Living outside of a Zen Center is different, and (for me) more difficult. Any and all structure is self-imposed: if I don’t want to practice, I don’t have to. If I want to sleep in, I can. If I want to stop practicing entirely, who will know? If I want to waste my hours, my days, my weeks, and my life, who’s going to stop me, or care? It’s my life to spend as I wish: if given the chance to waste it, I probably will. Some people, I’ve come to believe, shouldn’t be trusted with a lifetime of time, and I’m certainly one of them.

May showers, Keene, NH

Although I know myself well enough to know that I need a schedule even (especially!) in the summertime, I always hesitate to make one. Maybe tomorrow I’ll get around to making a schedule: surely I deserve another day off. Like Augustine, I pray that God may make me chaste…but not yet. And so every summer I gradually come up to speed, gradually re-introducing those aspects of my temporal “diet” that I absolutely need for my own psycho-spiritual health: I need to walk, I need to write, I need silence and a space for solitude. Those last two I’m still working on: when we lived in the Zen Center, I’d regularly schedule days of silence–days when I’d brush elbows with but not speak to our various house-mates–and I’d schedule several months in advance those weekends and weeks I’d go off by myself for retreat. This ritual was something no one ever questioned: it was just a normal part of my own preventative maintenance, like changing the oil in one’s car.

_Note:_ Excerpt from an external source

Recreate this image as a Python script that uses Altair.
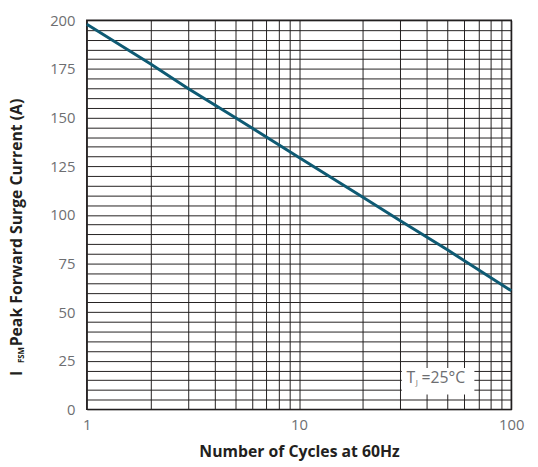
import altair as alt
import pandas as pd

cycles = [1, 2, 3, 5, 10, 20, 30, 50, 100]
current = [198, 177.5, 165, 150, 129.5, 109, 97, 82, 61]

x_grid = [1, 2, 3, 4, 5, 6, 7, 8, 9, 10, 20, 30, 40, 50, 60, 70, 80, 90, 100]
y_grid = list(range(0, 205, 5))

df = pd.DataFrame({"cycles": cycles, "current": current})

FONT = "Open Sans"
DARK = "#231f20"
GRAY = "#6d6e71"

xscale = alt.Scale(type="log", domain=[1, 100], nice=False)
yscale = alt.Scale(domain=[0, 200], nice=False)

xaxis = alt.Axis(values=x_grid, grid=True, gridColor=DARK, gridWidth=1, gridOpacity=1,
                 ticks=False, domain=False, labelOverlap=False,
                 labelExpr="(datum.value==1||datum.value==10||datum.value==100)?datum.label:''",
                 labelFont=FONT, labelFontSize=15, labelFontWeight="normal", labelColor=GRAY,
                 labelPadding=8, labelFlush=False,
                 title="Number of Cycles at 60Hz", titleFont=FONT, titleFontSize=16,
                 titleFontWeight="bold", titleColor=DARK, titlePadding=12)
yaxis = alt.Axis(values=y_grid, grid=True, gridColor=DARK, gridWidth=1, gridOpacity=1,
                 ticks=False, domain=False, labelOverlap=False,
                 labelExpr="datum.value % 25 == 0 ? datum.label : ''",
                 labelFont=FONT, labelFontSize=15, labelFontWeight="normal", labelColor=GRAY,
                 labelPadding=12, title=None)

line = alt.Chart(df).mark_line(color="#0e5a73", strokeWidth=3).encode(
    x=alt.X("cycles:Q", scale=xscale, axis=xaxis),
    y=alt.Y("current:Q", scale=yscale, axis=yaxis),
)

box_df = pd.DataFrame({"x1": [30.5], "x2": [67.0], "y1": [7.6], "y2": [21.3]})
box = alt.Chart(box_df).mark_rect(fill="white", color="white").encode(
    x=alt.X("x1:Q", scale=xscale, axis=xaxis), x2="x2:Q",
    y=alt.Y("y1:Q", scale=yscale, axis=yaxis), y2="y2:Q",
)

tj_df = pd.DataFrame({"x": [33.6, 47.8], "y": [16.0, 16.0], "t": ["T", "=25°C"]})
tj = alt.Chart(tj_df).mark_text(font=FONT, fontSize=16, fontWeight="normal", color=GRAY, baseline="middle").encode(
    x=alt.X("x:Q", scale=xscale, axis=xaxis), y=alt.Y("y:Q", scale=yscale, axis=yaxis), text="t:N"
)
sub_df = pd.DataFrame({"x": [35.9], "y": [13.4], "t": ["J"]})
tjsub = alt.Chart(sub_df).mark_text(font=FONT, fontSize=8, fontWeight="normal", color=GRAY, baseline="middle").encode(
    x=alt.X("x:Q", scale=xscale, axis=xaxis), y=alt.Y("y:Q", scale=yscale, axis=yaxis), text="t:N"
)

yt1 = alt.Chart(pd.DataFrame({"t": ["I"]})).mark_text(
    font=FONT, fontSize=16, fontWeight="bold", color=DARK, angle=270, align="left", baseline="middle"
).encode(x=alt.value(-71), y=alt.value(361), text="t:N")
yt2 = alt.Chart(pd.DataFrame({"t": ["FSM"]})).mark_text(
    font=FONT, fontSize=8, fontWeight="bold", color=DARK, angle=270, align="left", baseline="middle"
).encode(x=alt.value(-66), y=alt.value(348), text="t:N")
yt3 = alt.Chart(pd.DataFrame({"t": ["Peak Forward Surge Current (A)"]})).mark_text(
    font=FONT, fontSize=16, fontWeight="bold", color=DARK, angle=270, align="left", baseline="middle"
).encode(x=alt.value(-71), y=alt.value(331), text="t:N")

chart = alt.layer(line, box, tj, tjsub, yt1, yt2, yt3).properties(
    width=431, height=395,
    autosize=alt.AutoSizeParams(type="none"),
    padding={"left": 80, "top": 9, "right": 19, "bottom": 55},
    background="white",
).configure_view(stroke=DARK, strokeWidth=1.5)

chart.save("out.html", embed_options={"renderer": "svg", "actions": False})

Since we’ve left the Zen Center, I’ve grown careless with such self-care; these days, I practice sporadically, retreat seldom, and cultivate silence much less than I’d like. Last summer, though, I gradually fell into a mundane ritual that worked for me: I’d wake, I’d walk, then I’d write, first thing, six long-hand pages, everyday. Some days I’d sit, some days I’d bow, some days I’d chant, but everyday, rain or shine, I woke, I walked, then I wrote. Today I did those three things (wake, walk, then write), and I did them in that order even though other things–too, too many other things–intervened. But at least I’m on the road again, gradually, to the place I need to be, a place I can’t locate but at least I can schedule.